**WORK TO DO:** Begin with the first line and repeat exactly through the line containing "const half = step * 0.6 / 2;"; leave every image out.

— Begin —

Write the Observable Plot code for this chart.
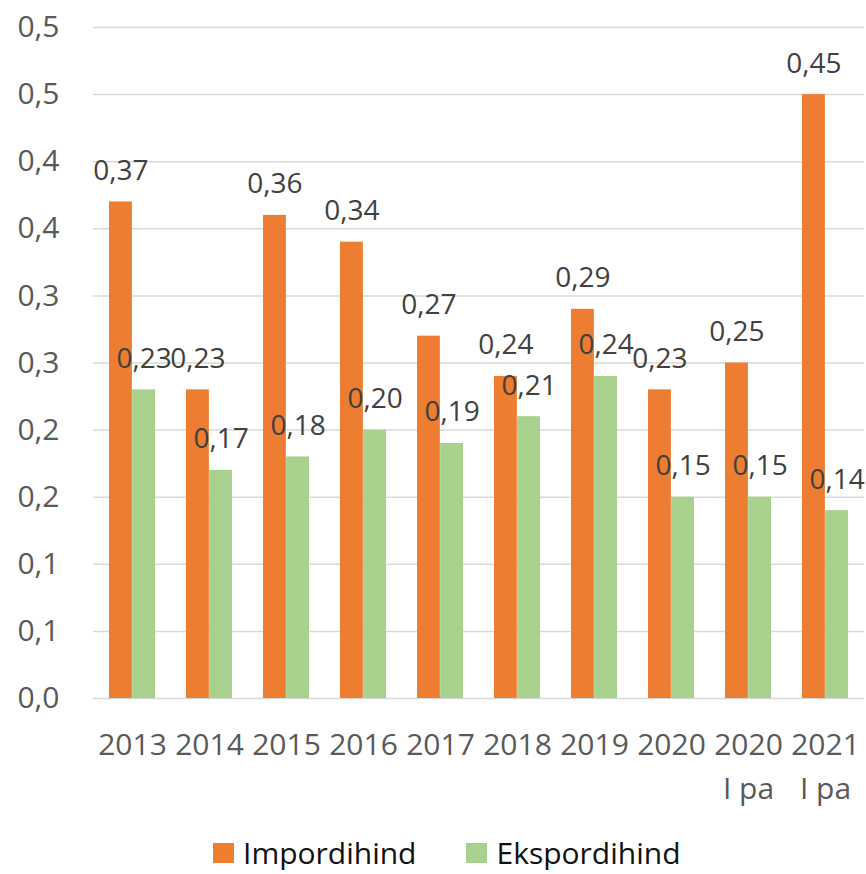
<!DOCTYPE html>
<html><head><meta charset="utf-8">
<script src="https://cdn.jsdelivr.net/npm/d3@7"></script>
<script src="https://cdn.jsdelivr.net/npm/@observablehq/plot@0.6"></script>
<style>
body{margin:0;background:#fff;font-family:"Open Sans",sans-serif;}
#chart svg{display:block;}
#legend{display:flex;align-items:center;height:34px;margin-left:213px;font-size:30px;line-height:1;color:#111;}
.item{display:flex;align-items:center;margin-right:50px;}
.sw{width:21px;height:20px;display:inline-block;margin-right:9px;}
</style></head>
<body><div id="chart"></div><div id="legend"></div>
<script>
const categories = ["2013","2014","2015","2016","2017","2018","2019","2020","2020\nI pa","2021\nI pa"];
const seriesNames = ["Impordihind","Ekspordihind"];
const importValues = [0.37,0.23,0.36,0.34,0.27,0.24,0.29,0.23,0.25,0.45];
const exportValues = [0.23,0.17,0.18,0.20,0.19,0.21,0.24,0.15,0.15,0.14];
const yTicks = [0,0.05,0.1,0.15,0.2,0.25,0.3,0.35,0.4,0.45,0.5];
const yTickLabels = ["0,0","0,1","0,1","0,2","0,2","0,3","0,3","0,4","0,4","0,5","0,5"];
const colors = ["#ED7D31","#A9D18E"];

const importData = categories.map((c,i)=>({category:c, value:importValues[i]}));
const exportData = categories.map((c,i)=>({category:c, value:exportValues[i]}));
const fmt = v => d3.format(".2f")(v).replace(".", ",");

const W = 866, ML = 93, MR = 2, H = 836, MT = 27, MB = 138;
const step = (W - ML - MR) / categories.length;
const half = step * 0.6 / 2;

const chart = Plot.plot({
  width: W, height: H,
  marginLeft: ML, marginRight: MR, marginTop: MT, marginBottom: MB,
  style: {fontFamily: "'Open Sans', sans-serif", fontSize: "30px", background: "#fff", overflow: "visible"},
  x: {domain: categories, paddingInner: 0.4, paddingOuter: 0.2, label: null},
  y: {domain: [0, 0.5], label: null},
  marks: [
    Plot.ruleY(yTicks, {stroke: "#D9D9D9", strokeWidth: 1.5}),
    Plot.barY(importData, {x: "category", y: "value", fill: colors[0], insetRight: half}),
    Plot.barY(exportData, {x: "category", y: "value", fill: colors[1], insetLeft: half}),
    Plot.text(importData, {x: "category", y: "value", text: d => fmt(d.value), dx: -half/2, dy: -31, fill: "#404040", fontSize: 28}),
    Plot.text(exportData, {x: "category", y: "value", text: d => fmt(d.value), dx: half/2, dy: -31, fill: "#404040", fontSize: 28}),
    Plot.axisX({tickSize: 0, tickPadding: 25, fontSize: 30, fill: "#595959", lineHeight: 1.47, lineAnchor: "top", label: null}),
    Plot.axisY({ticks: yTicks, tickFormat: d => yTickLabels[yTicks.indexOf(d)], tickSize: 0, tickPadding: 34, fontSize: 30, fill: "#595959", label: null})
  ]
});
document.getElementById("chart").appendChild(chart);

const legend = document.getElementById("legend");
seriesNames.forEach((name, i) => {
  const item = document.createElement("div");
  item.className = "item";
  const sw = document.createElement("span");
  sw.className = "sw";
  sw.style.background = colors[i];
  const label = document.createElement("span");
  label.textContent = name;
  item.appendChild(sw); item.appendChild(label);
  legend.appendChild(item);
});
</script>
</body></html>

— End —

**EXPECTED ANSWER:**
Write the Observable Plot code for this chart.
<!DOCTYPE html>
<html><head><meta charset="utf-8">
<script src="https://cdn.jsdelivr.net/npm/d3@7"></script>
<script src="https://cdn.jsdelivr.net/npm/@observablehq/plot@0.6"></script>
<style>
body{margin:0;background:#fff;font-family:"Open Sans",sans-serif;}
#chart svg{display:block;}
#legend{display:flex;align-items:center;height:34px;margin-left:213px;font-size:30px;line-height:1;color:#111;}
.item{display:flex;align-items:center;margin-right:50px;}
.sw{width:21px;height:20px;display:inline-block;margin-right:9px;}
</style></head>
<body><div id="chart"></div><div id="legend"></div>
<script>
const categories = ["2013","2014","2015","2016","2017","2018","2019","2020","2020\nI pa","2021\nI pa"];
const seriesNames = ["Impordihind","Ekspordihind"];
const importValues = [0.37,0.23,0.36,0.34,0.27,0.24,0.29,0.23,0.25,0.45];
const exportValues = [0.23,0.17,0.18,0.20,0.19,0.21,0.24,0.15,0.15,0.14];
const yTicks = [0,0.05,0.1,0.15,0.2,0.25,0.3,0.35,0.4,0.45,0.5];
const yTickLabels = ["0,0","0,1","0,1","0,2","0,2","0,3","0,3","0,4","0,4","0,5","0,5"];
const colors = ["#ED7D31","#A9D18E"];

const importData = categories.map((c,i)=>({category:c, value:importValues[i]}));
const exportData = categories.map((c,i)=>({category:c, value:exportValues[i]}));
const fmt = v => d3.format(".2f")(v).replace(".", ",");

const W = 866, ML = 93, MR = 2, H = 836, MT = 27, MB = 138;
const step = (W - ML - MR) / categories.length;
const half = step * 0.6 / 2;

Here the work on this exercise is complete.